And With That, 2025 Comes to an End: The Year in a Photo Book
What did 2025 look like for you? By the time December arrives, most of us have hundreds of photographs tucked away on our phones. Long weekends, border-hopping adventures, family holidays, weddings, festivals, and quiet moments in between. They sit on the camera roll, waiting for a spare afternoon that never comes. Instead of letting another year fade into a digital archive, you can gather the moments and turn them into photo books you can hold, flip through, and share.
Revisit the Year by Destination
The easiest way to begin is to look at the year as a collection of journeys. Sorting photos by date leads to endless scrolling and lost patience, so switch the focus to destinations instead. Think back to your January ski weekend, a spring city break, the summer beach holiday you were waiting for, the autumn road trip that surprised you, and perhaps a once-in-a-lifetime journey that framed the year. Each of these becomes a small chapter. Together, they build a chronological travel diary of 2025.
Tell the Story
Once your chapters are set, look for the images that tell the story of each trip. Perfectly posed photos are lovely, but they rarely capture the full feeling of a place. Start with your first impressions, the view from a balcony, that early morning arrival, the quiet moment in a café before the day unfolded. Add the in-between scenes: train rides, street corners, food stalls, market wanderings. Don’t forget the people who travelled with you. A good year-in-review book reads like a narrative, not a social feed. Imperfect photos often carry more heart because they hold context.
Add Notes Before Memories Fade
Even the clearest moments blur with time.
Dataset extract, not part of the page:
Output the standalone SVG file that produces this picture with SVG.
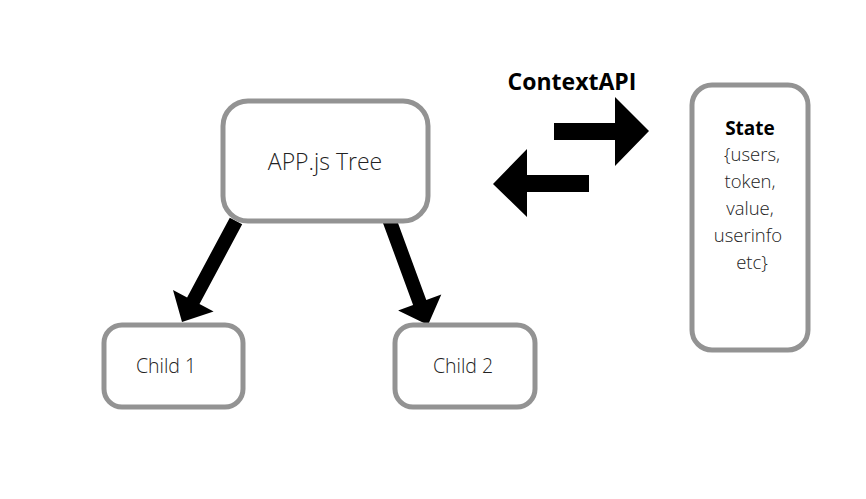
<svg xmlns="http://www.w3.org/2000/svg" width="866" height="499" viewBox="0 0 866 499">
<style>
.box{fill:#fff;stroke:#939393;stroke-width:5}
.lt{font-family:"Open Sans","Liberation Sans",sans-serif;font-weight:300;fill:#222;text-anchor:middle}
.bd{font-family:"Open Sans","Liberation Sans",sans-serif;font-weight:700;fill:#000;text-anchor:middle}
.arr{fill:#000}
</style>
<rect width="866" height="499" fill="#fff"/>
<g id="connectors">
<polygon class="arr" points="229.8,217.7 242.2,224.3 199.5,304.1 213.6,311.6 182,322 173,290 187.1,297.5"/>
<polygon class="arr" points="382.4,221.4 395.6,216.6 426.3,300.1 441.3,294.6 428,325 398.1,310.4 413.1,304.9"/>
<polygon class="arr" points="554,123 615,123 615,97 649,131 615,166 615,140 554,140"/>
<polygon class="arr" points="589,175 527,175 527,149 493,184 527,217 527,192 589,192"/>
</g>
<g id="app">
<rect class="box" x="223" y="101" width="205" height="120" rx="25"/>
<text class="lt" x="325" y="170" font-size="23">APP.js Tree</text>
</g>
<g id="child1">
<rect class="box" x="104" y="325" width="139" height="82" rx="18"/>
<text class="lt" x="166" y="373" font-size="19.5">Child 1</text>
</g>
<g id="child2">
<rect class="box" x="395" y="325" width="140" height="82" rx="18"/>
<text class="lt" x="463" y="373" font-size="19.5">Child 2</text>
</g>
<g id="contextapi">
<text class="bd" x="572" y="90" font-size="23">ContextAPI</text>
</g>
<g id="state">
<rect class="box" x="692" y="85" width="116" height="265" rx="20"/>
<text class="bd" x="750" y="135" font-size="19">State</text>
<text class="lt" font-size="18.5"><tspan x="752" y="161">{users,</tspan><tspan x="750" y="188">token,</tspan><tspan x="750" y="215">value,</tspan><tspan x="748" y="242">userinfo</tspan><tspan x="752" y="269">etc}</tspan></text>
</g>
</svg>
Short captions help anchor your memories. A date, a place name, a line that captures the moment: “the café where the rain trapped us,” can bring the page to life. You don’t need long descriptions.
Choose the Format That Will Last
A photo book is more than a souvenir. It becomes a record of your year, so the format matters. A smaller book works well for personal reflection, something you might keep on a bedside table. A larger coffee-table book suits images with big skies, dramatic views, and architectural detail. Landscape orientation often complements travel photography, but a portrait can work beautifully for city shots and portraits. If you want your book to last, choose a sturdy cover and thicker paper.
Turn Your Year Into a Gift
A year captured in photos makes a thoughtful present. A couple’s shared travels can become a meaningful anniversary or Christmas gift. A family’s 2025 holidays can be turned into a keepsake for grandparents. A “friends’ yearbook” works well for a group that travelled together, a celebration of shared moments that might otherwise vanish into group chats.
Looking Ahead to 2026
Once your photo book is complete and the year is laid out in front of you, patterns emerge. You start noticing what you love most. A photo book becomes a record of where you’ve been, and also becomes a guide to where you want to go next. Perhaps 2026 will hold more city breaks, or maybe you’re ready for a larger adventure. Or perhaps the year ahead will be slower and more local. Looking back helps you shape what comes next.
Keeping It Real With My-picture.co.uk
MY-PICTURE.co.uk offers personalised photo books, with layout tools, cover options, and sizes that suit different styles and budgets. The platform allows easy photo uploads from your device, though it’s always worth checking available delivery estimates before ordering, especially near the holidays.
A year like 2025 deserves more than a forgotten folder on your phone. A photo book turns scattered memories into a story worth keeping, sharing, and revisiting long after the year has passed.